MCC, in its comments after the Governor’s speech, offered support for a “fair and just paid family leave policy in Michigan” and expressed interest in policies “that benefit parents and offer to mothers and fathers measures that make raising children easier in Michigan.”
The Legislature is set to return to its regular session schedule next week beginning Tuesday, Sept. 5. Except for a two-week break in November, the Legislature will largely be on its regular session schedule through December, unless the Legislature decides to adjourn for the year earlier than its set schedule.
Ahead of Labor Day, Bishops Encourage ‘Radical Solidarity’ With Working Families
The U.S. Conference of Catholic Bishops (USCCB) this week encouraged “radical solidarity” with working families and proposed Congress enact policies to achieve that goal, as part of a statement issued ahead of Labor Day.
The statement, issued by Archbishop Borys Gudziak, chair of the USCCB Committee on Domestic Justice and Human Development, noted that the purpose of the economy is to enable families to thrive, and added that the Church teaches that “businesses, professional organizations, labor unions and the State must promote policies that, from an employment point of view, do not penalize but rather support the family nucleus.”
With that in mind, the USCCB statement urged Congress to:
- Strengthen the Child Tax Credit.
- Consider national support for paid family leave.
- Improve access to affordable, quality childcare and pre-kindergarten, and also ensure just wages for childcare workers and teachers.

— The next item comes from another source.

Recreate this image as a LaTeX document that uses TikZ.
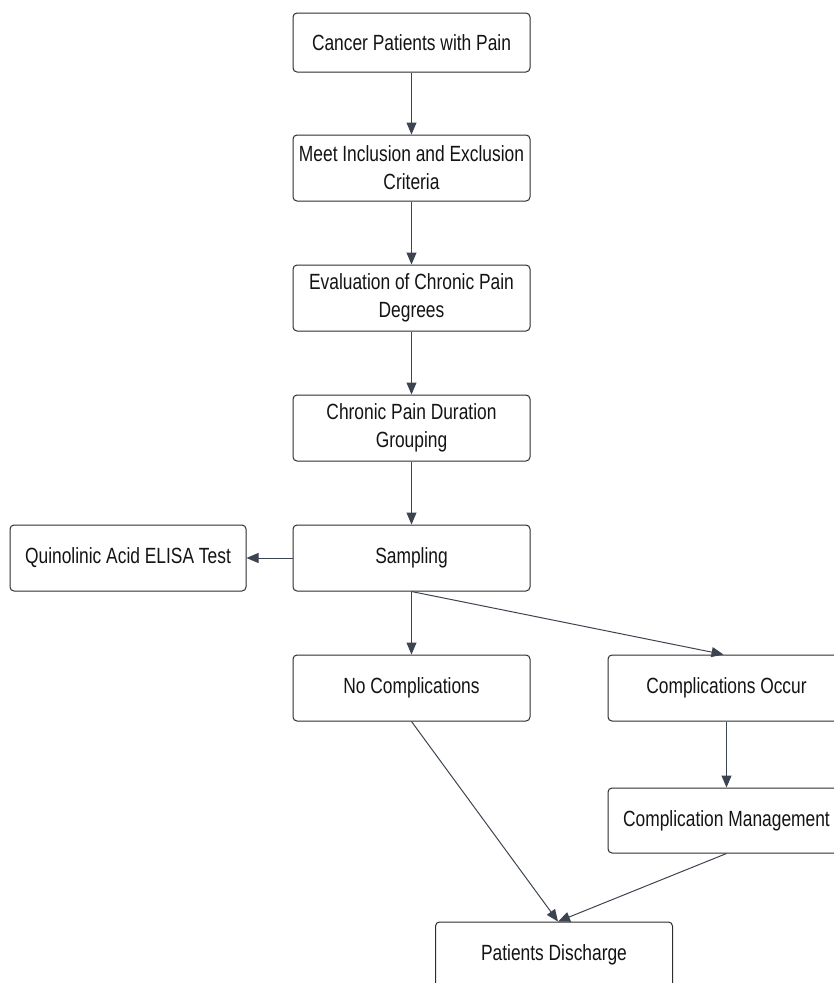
\documentclass[tikz,border=0pt]{standalone}
\usepackage{fontspec}
\setmainfont[FakeStretch=0.79]{Liberation Sans}
\usetikzlibrary{arrows.meta}
\definecolor{linec}{HTML}{3D4451}
\definecolor{boxc}{HTML}{2E2E2E}
\definecolor{txtc}{HTML}{141414}
\tikzset{
  box/.style={draw=boxc, line width=1pt, rounded corners=4pt, fill=white,
    minimum width=237pt, minimum height=66pt, inner sep=2pt,
    align=center, text=txtc, font=\fontsize{22pt}{28pt}\selectfont},
  conn/.style={draw=linec, line width=1pt, -{Triangle[length=12pt,width=10pt]}}
}
\begin{document}
\begin{tikzpicture}[x=1pt,y=-1pt]
\useasboundingbox (0,0) rectangle (834,983);
\clip (0,0) rectangle (834,983);
\node[box, minimum height=59pt] (n1) at (411.5,42.5) {Cancer Patients with Pain};
\node[box] (n2) at (411.5,168) {Meet Inclusion and Exclusion\\Criteria};
\node[box] (n3) at (411.5,298) {Evaluation of Chronic Pain\\Degrees};
\node[box] (n4) at (411.5,428) {Chronic Pain Duration\\Grouping};
\node[box] (n5) at (411.5,558) {Sampling};
\node[box, minimum width=236pt] (q) at (128,558) {Quinolinic Acid ELISA Test};
\node[box] (nc) at (411.5,688) {No Complications};
\node[box] (co) at (726.5,688) {Complications Occur};
\node[box, minimum height=65pt] (cm) at (726.5,820.5) {Complication Management};
\node[box] (pd) at (554,955) {Patients Discharge};
\coordinate (pdin) at ([xshift=4pt]pd.north);
\draw[conn] (n1) -- (n2);
\draw[conn] (n2) -- (n3);
\draw[conn] (n3) -- (n4);
\draw[conn] (n4) -- (n5);
\draw[conn] (n5.west) -- (q.east);
\draw[conn] (n5.south) -- (nc.north);
\draw[conn] (n5.south) -- ([xshift=-3pt]co.north);
\draw[conn] (co) -- (cm);
\draw[conn] (nc.south) -- (pdin);
\draw[conn] (cm.south) -- (pdin);
\end{tikzpicture}
\end{document}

The Labor Day statement also offered Catholic perspective on the “essential role” of labor unions:
The essential role labor unions can and often do play in society must be acknowledged and affirmed. As Pope Francis stated when meeting delegates from Italian trade unions, “… one of the tasks of the trade union is to educate in the meaning of labor, promoting fraternity between workers… Trade unions… are required to be a voice for the voiceless. You must make a noise to give voice to the voiceless” Unions should continue to be supported in their work that supports healthy, thriving families, especially those who are most in need, and encouraged in maintaining and increasing their focus on performing that critical role. Indeed, as Pope Francis has suggested, “there are no free workers without trade unions.”
In observance of Labor Day, MCC offices will be closed Monday, Sept. 4 and will reopen Tuesday, Sept. 5.